The documentation explains the .net agent uses the built-in CLR profiling hooks to kick off the instrumentation, and a quick look at the environment variables after installation show that the NewRelic.Agent.IL.dll contains the profiler bootstrap.

Reading up on how to build a CLR profiler didn’t provide any great insight into the problem of how the agent was started and hooked into the IIS/Asp.net runtime.

I started with analysing the installer, I grabbed the 64bit one but the 32bit one should work as well. I found that along with the profiler DLL there were 4 others that get installed into the GAC.

  • NewRelic.Agent.Core.dll
  • NewRelic.ICSharpCode.SharpZipLib.dll
  • NewRelic.Json.dll
  • NewRelic.Log.dll

Using reflection over the NewRelic.Agent.Core DLL (as the others were obviously supporting modules) revealed a number of interesting classes and interfaces. These ones peeked my interest:

  • IAgent
  • Agent

The Agent class contained a single public constructor as far as I could tell. This was worth a shot, I copied the newrelic.xml file into newrelic.config along side my app’s web.config and supplied my newrelic license key and using mono develop started the app on my local machine.

I waited five minutes and checked my newrelic dashboard.

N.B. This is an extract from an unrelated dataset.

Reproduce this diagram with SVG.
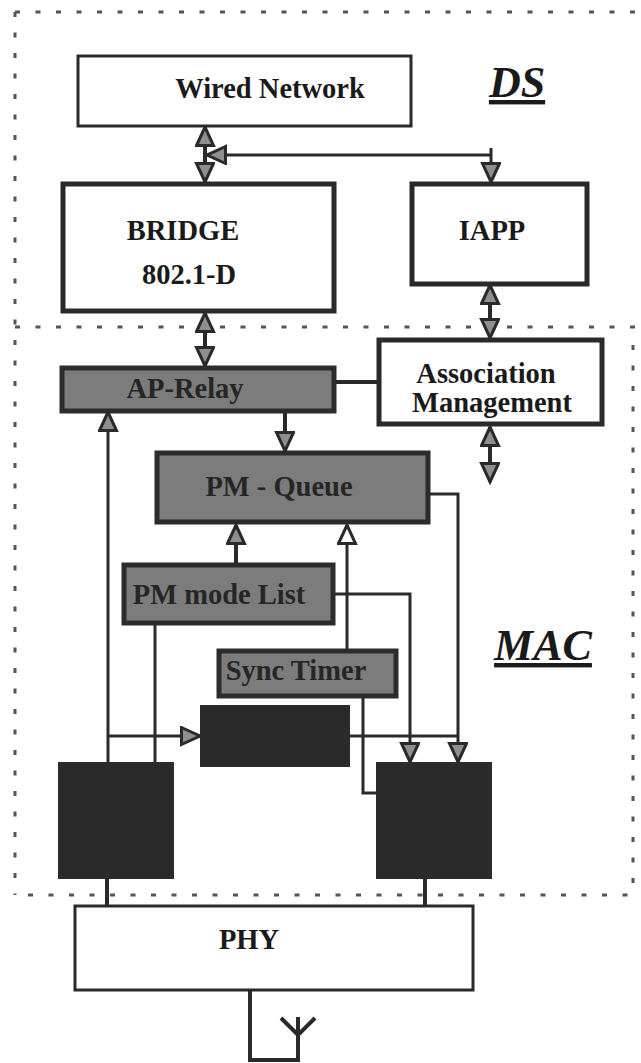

To my surprise my application showed up along with the hostname of my laptop listed under instances. Surely it couldn’t be this easy?

I then spent the next few minutes generating as many request as I could, unfortunately none of them were showing up on my dashboard.

At this point I thought to myself, that i must be missing something obvious so i reached out to the newrelic team on twitter just to see if they could point me in the right direction. Their support was excellent and although they advised me that mono was not supported a number of time, asked me to raise a ticket, which i did.

While providing some information for the support ticket, I was thinking about how I would implement the request tracking. I did miss the obvious, IHttpModule.

A few minutes later and quick reflection check and low and behold there was a single class implementing IHttpModule in the Core DLL. I was hoping that this was it, I wired it up into the web.config and restarted the local debug session of the app. Hitting it with quite a few initial requests and waiting a minute to be sure that the data was on its way to the dashboard.

I checked the dashboard, and IT WORKED.

Unfortunately, a quick check revealed that the other metrics indulging external calls and database monitoring weren’t working, and I suspect will take considerable more effort to figure out.

Thanks NewRelic for the awesome monitoring platform and for not making it too hard to unofficially get it running on mono.

For those that are interested, the LINQPad code for reflecting over the DLL to find the IHttpModule:

var type = typeof(IHttpModule);
var types = typeof(NewRelic.Agent.Core.Agent).Assembly.GetTypes()
    .Where(p => type.IsAssignableFrom(p));

types.Dump();